3. Arizona Diamondbacks (80–82)
  • The DBacks' two major offseason trades will both prove to be counterproductive. In addition to the Miller-Inciarte debacle, Jean Segura's presence will rob the team of its best remaining defender in Nick Ahmed in exchange for an equally limp bat.
  • Shelby Miller won't appreciate the move to homer-happy Chase Field. Patrick Corbin and maybe even Robbie Ray will allow fewer runs.
  • Zack Greinke's ERA will rise by 1.50—the biggest increase of anyone in baseball—but will still rank in MLB's top ten.
  • Arizona will give back every last one of its league-leading 63 Defensive Runs Saved from 2015, finishing as a neutral fielding team. When the team allows exactly the same 713 runs it did in 2015, GM Dave Stewart will admit, "We forgot that defense matters in run prevention, too."

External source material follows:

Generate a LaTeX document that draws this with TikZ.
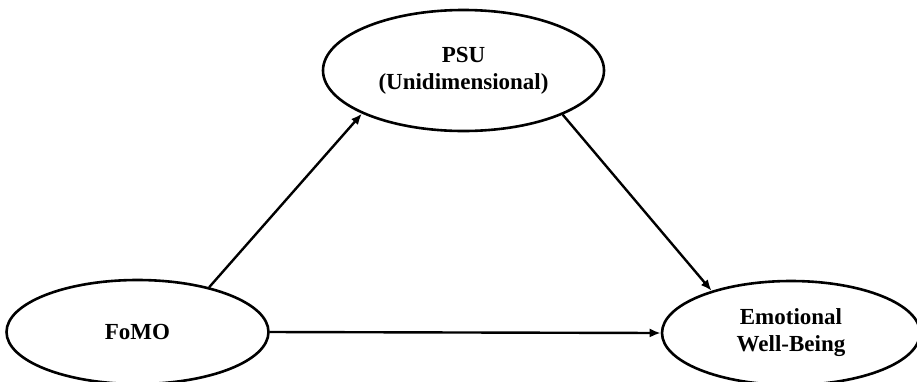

  • After two second-place finishes, it's finally Paul Goldschmidt's turn to win an NL MVP Award, completing the NL West's sweep of the postseason awards.

4. San Diego Padres (73–89)
  • PETCO Park was surprisingly offense-friendly in 2015; don't expect that to carry forward, depressing the Padres' offense but rejuvenating their pitchers.
  • James Shields will keep the ball in the park and pound the strike zone more. The results will be a return to form: a 3.30 ERA, a 1.20 WHIP, and 2.0 walks per nine innings.

5. Colorado Rockies (72–90)
  • By Coors Field standards, the Rockies' bullpen won't be bad. Jason Motte, Chad Qualls, and Jake McGee will all pitch well above average—probably leading to some fruitful trades in July.
  • Poor Jon Gray will be dominant on the road—posting a 2.80 ERA—but will be unable to solve Coors, stumbling to a 5.20 home ERA.
  • José Reyes won't play a single game for the Rox after he is convicted of domestic assault.